Highs and lows
A friend of mine once claimed that he got better gas mileage coming back east from the Black Hills than he did driving out.
He said that was because it was downhill coming back so there was less strain on the car’s motor.
He had a point, albeit a little blunt and on the silly side.
The highest point in South Dakota is Harney Peak out in the Black Hills. Some other mountains out there are nearly as high as Harney’s 7,242 feet.
The lowest point in South Dakota is on Big Stone Lake in extreme northeast South Dakota near the North Dakota border.
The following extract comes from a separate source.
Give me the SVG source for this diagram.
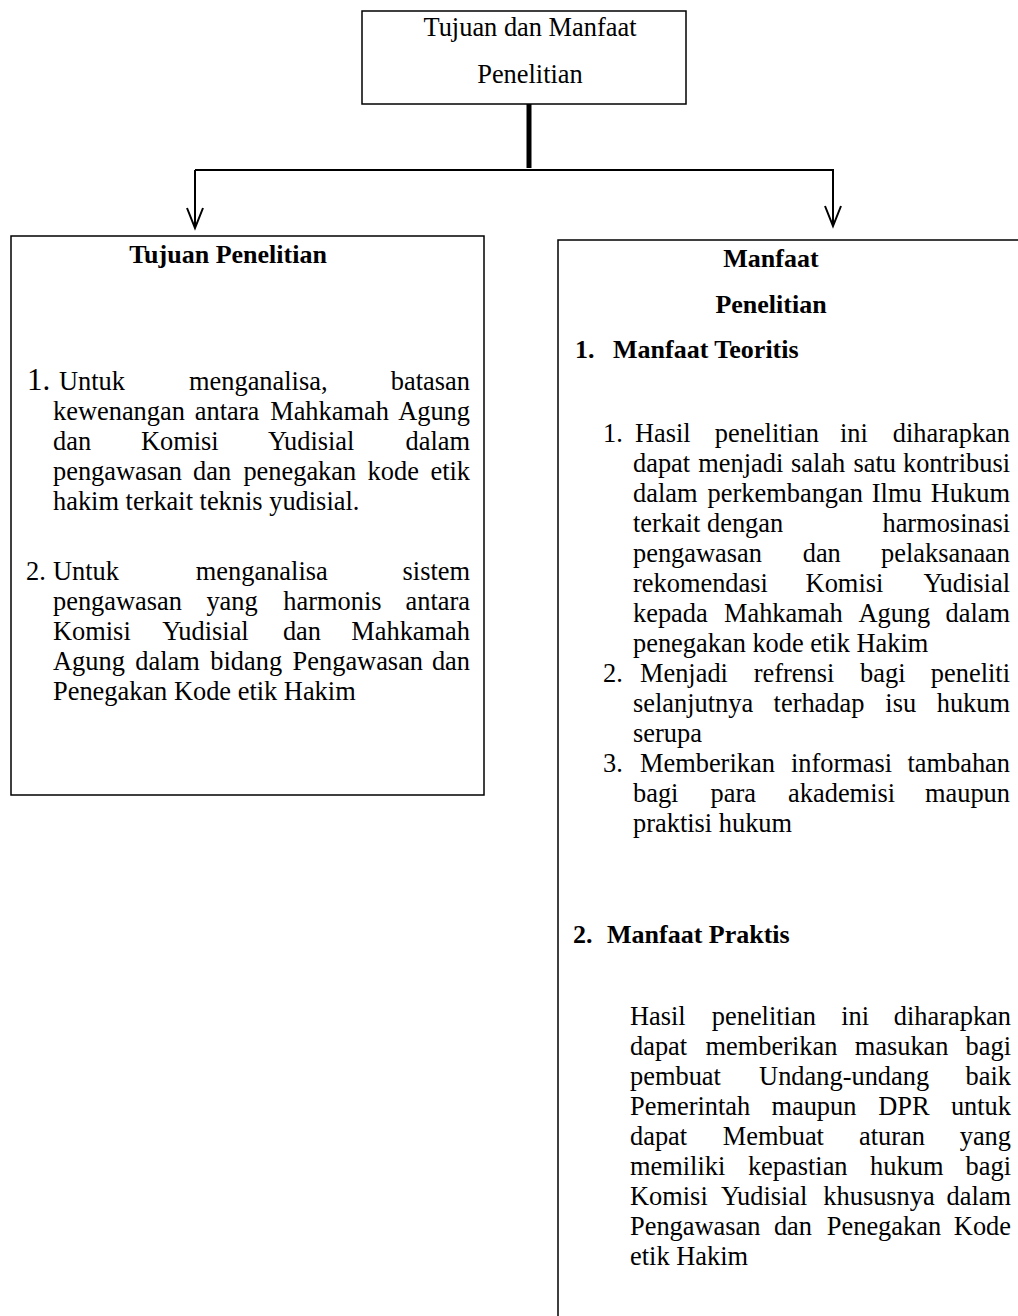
<svg xmlns="http://www.w3.org/2000/svg" width="1018" height="1316" viewBox="0 0 1018 1316">
<style>
.t{font-family:"Liberation Serif","Times New Roman",serif;font-size:26.4px;fill:#000}
.b{font-weight:bold;font-size:26px}
.e{text-anchor:end}
.c{text-anchor:middle}
.box{fill:#fff;stroke:#000;stroke-width:1.5}
.ln{fill:none;stroke:#000;stroke-width:2}
</style>
<rect width="1018" height="1316" fill="#fff"/>
<g id="connectors">
<line x1="529" y1="104" x2="529" y2="168" stroke="#000" stroke-width="5"/>
<line x1="195" y1="170" x2="834" y2="170" class="ln" stroke-width="2.5"/>
<line x1="195" y1="170" x2="195" y2="227" class="ln"/>
<polyline points="187,208 195,228 203,208" class="ln"/>
<line x1="833" y1="170" x2="833" y2="225" class="ln"/>
<polyline points="825,206 833,226 841,206" class="ln"/>
</g>
<g id="root">
<rect x="362" y="11" width="324" height="93" class="box"/>
<text class="t c" x="530" y="36">Tujuan dan Manfaat</text>
<text class="t c" x="530" y="83">Penelitian</text>
</g>
<g id="tujuan">
<rect x="11" y="236" width="473" height="559" class="box"/>
<text class="t b c" x="228" y="263">Tujuan Penelitian</text>
<text class="t" y="390"><tspan x="27" font-size="31">1.</tspan><tspan x="59">Untuk</tspan><tspan x="189">menganalisa,</tspan></text>
<text class="t e" x="470" y="390">batasan</text>
<text class="t" y="420"><tspan x="53">kewenangan</tspan><tspan x="194.8">antara</tspan><tspan x="270.2">Mahkamah</tspan></text>
<text class="t e" x="470" y="420">Agung</text>
<text class="t" y="450"><tspan x="53">dan</tspan><tspan x="140.9">Komisi</tspan><tspan x="267.9">Yudisial</tspan></text>
<text class="t e" x="470" y="450">dalam</text>
<text class="t" y="480"><tspan x="53">pengawasan</tspan><tspan x="193">dan</tspan><tspan x="243.4">penegakan</tspan><tspan x="367.6">kode</tspan></text>
<text class="t e" x="470" y="480">etik</text>
<text class="t" x="53" y="510">hakim terkait teknis yudisial.</text>
<text class="t" y="580"><tspan x="26">2.</tspan><tspan x="53">Untuk</tspan><tspan x="195.8">menganalisa</tspan></text>
<text class="t e" x="470" y="580">sistem</text>
<text class="t" y="610"><tspan x="53">pengawasan</tspan><tspan x="206.4">yang</tspan><tspan x="283.3">harmonis</tspan></text>
<text class="t e" x="470" y="610">antara</text>
<text class="t" y="640"><tspan x="53">Komisi</tspan><tspan x="162.2">Yudisial</tspan><tspan x="282.9">dan</tspan></text>
<text class="t e" x="470" y="640">Mahkamah</text>
<text class="t" y="670"><tspan x="53">Agung</tspan><tspan x="135.3">dalam</tspan><tspan x="210.3">bidang</tspan><tspan x="292.6">Pengawasan</tspan></text>
<text class="t e" x="470" y="670">dan</text>
<text class="t" x="53" y="700">Penegakan Kode etik Hakim</text>
</g>
<g id="manfaat">
<rect x="558" y="240" width="520" height="1100" class="box"/>
<text class="t b c" x="771" y="267">Manfaat</text>
<text class="t b c" x="771" y="313">Penelitian</text>
<text class="t b" y="358"><tspan x="575">1.</tspan><tspan x="613">Manfaat Teoritis</tspan></text>
<text class="t" y="442"><tspan x="603">1.</tspan><tspan x="635">Hasil</tspan><tspan x="714.8">penelitian</tspan><tspan x="840">ini</tspan></text>
<text class="t e" x="1010" y="442">diharapkan</text>
<text class="t" y="472"><tspan x="633">dapat</tspan><tspan x="698.3">menjadi</tspan><tspan x="791.1">salah</tspan><tspan x="853.5">satu</tspan></text>
<text class="t e" x="1010" y="472">kontribusi</text>
<text class="t" y="502"><tspan x="633">dalam</tspan><tspan x="707.6">perkembangan</tspan><tspan x="871.8">Ilmu</tspan></text>
<text class="t e" x="1010" y="502">Hukum</text>
<text class="t" x="633" y="532">terkait dengan</text>
<text class="t e" x="1010" y="532">harmosinasi</text>
<text class="t" y="562"><tspan x="633">pengawasan</tspan><tspan x="802.7">dan</tspan></text>
<text class="t e" x="1010" y="562">pelaksanaan</text>
<text class="t" y="592"><tspan x="633">rekomendasi</tspan><tspan x="805.6">Komisi</tspan></text>
<text class="t e" x="1010" y="592">Yudisial</text>
<text class="t" y="622"><tspan x="633">kepada</tspan><tspan x="724">Mahkamah</tspan><tspan x="858.4">Agung</tspan></text>
<text class="t e" x="1010" y="622">dalam</text>
<text class="t" x="633" y="652">penegakan kode etik Hakim</text>
<text class="t" y="682"><tspan x="603">2.</tspan><tspan x="640">Menjadi</tspan><tspan x="753.7">refrensi</tspan><tspan x="860.1">bagi</tspan></text>
<text class="t e" x="1010" y="682">peneliti</text>
<text class="t" y="712"><tspan x="633">selanjutnya</tspan><tspan x="773.6">terhadap</tspan><tspan x="885.3">isu</tspan></text>
<text class="t e" x="1010" y="712">hukum</text>
<text class="t" x="633" y="742">serupa</text>
<text class="t" y="772"><tspan x="603">3.</tspan><tspan x="640">Memberikan</tspan><tspan x="791">informasi</tspan></text>
<text class="t e" x="1010" y="772">tambahan</text>
<text class="t" y="802"><tspan x="633">bagi</tspan><tspan x="710.6">para</tspan><tspan x="788.1">akademisi</tspan></text>
<text class="t e" x="1010" y="802">maupun</text>
<text class="t" x="633" y="832">praktisi hukum</text>
<text class="t b" y="943"><tspan x="573">2.</tspan><tspan x="607">Manfaat Praktis</tspan></text>
<text class="t" y="1025"><tspan x="630">Hasil</tspan><tspan x="711.8">penelitian</tspan><tspan x="841.2">ini</tspan></text>
<text class="t e" x="1011" y="1025">diharapkan</text>
<text class="t" y="1055"><tspan x="630">dapat</tspan><tspan x="705.5">memberikan</tspan><tspan x="854.7">masukan</tspan></text>
<text class="t e" x="1011" y="1055">bagi</text>
<text class="t" y="1085"><tspan x="630">pembuat</tspan><tspan x="759.1">Undang-undang</tspan></text>
<text class="t e" x="1011" y="1085">baik</text>
<text class="t" y="1115"><tspan x="630">Pemerintah</tspan><tspan x="771.4">maupun</tspan><tspan x="878.2">DPR</tspan></text>
<text class="t e" x="1011" y="1115">untuk</text>
<text class="t" y="1145"><tspan x="630">dapat</tspan><tspan x="722.8">Membuat</tspan><tspan x="859">aturan</tspan></text>
<text class="t e" x="1011" y="1145">yang</text>
<text class="t" y="1175"><tspan x="630">memiliki</tspan><tspan x="747.9">kepastian</tspan><tspan x="870.1">hukum</tspan></text>
<text class="t e" x="1011" y="1175">bagi</text>
<text class="t" y="1205"><tspan x="630">Komisi</tspan><tspan x="720.9">Yudisial</tspan><tspan x="823.3">khususnya</tspan></text>
<text class="t e" x="1011" y="1205">dalam</text>
<text class="t" y="1235"><tspan x="630">Pengawasan</tspan><tspan x="773.9">dan</tspan><tspan x="826.8">Penegakan</tspan></text>
<text class="t e" x="1011" y="1235">Kode</text>
<text class="t" x="630" y="1265">etik Hakim</text>
</g>
</svg>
Fishermen floating in a boat there are at 966 feet above sea level.
So perhaps my friend had a point. It is downhill from the Black Hills to Big Stone Lake. But with the lay of the land in between, I doubt if there are any gas savings.
By the way, the hottest spot ever in South Dakota, excluding our thriving hot spot gambling casinos, is the tiny town of Gann Valley south of Miller and west of Wessington Springs.
The day after the Fourth of July in 1936, temperatures there reached 120 degrees.
The coldest place in the state was in McIntosh west of Mobridge in February 1936.
That year must have been a real dozy out here on the flatlands. At McIntosh, it got down to mitten busting minus 58 degrees
South Dakota’s wettest place is, appropriately, in the saloon-filled little town of Deadwood, where the average rainfall is 29.99 inches. The driest spot is Ludlow in Harding County, which has an average rainfall of just 12.29 inches.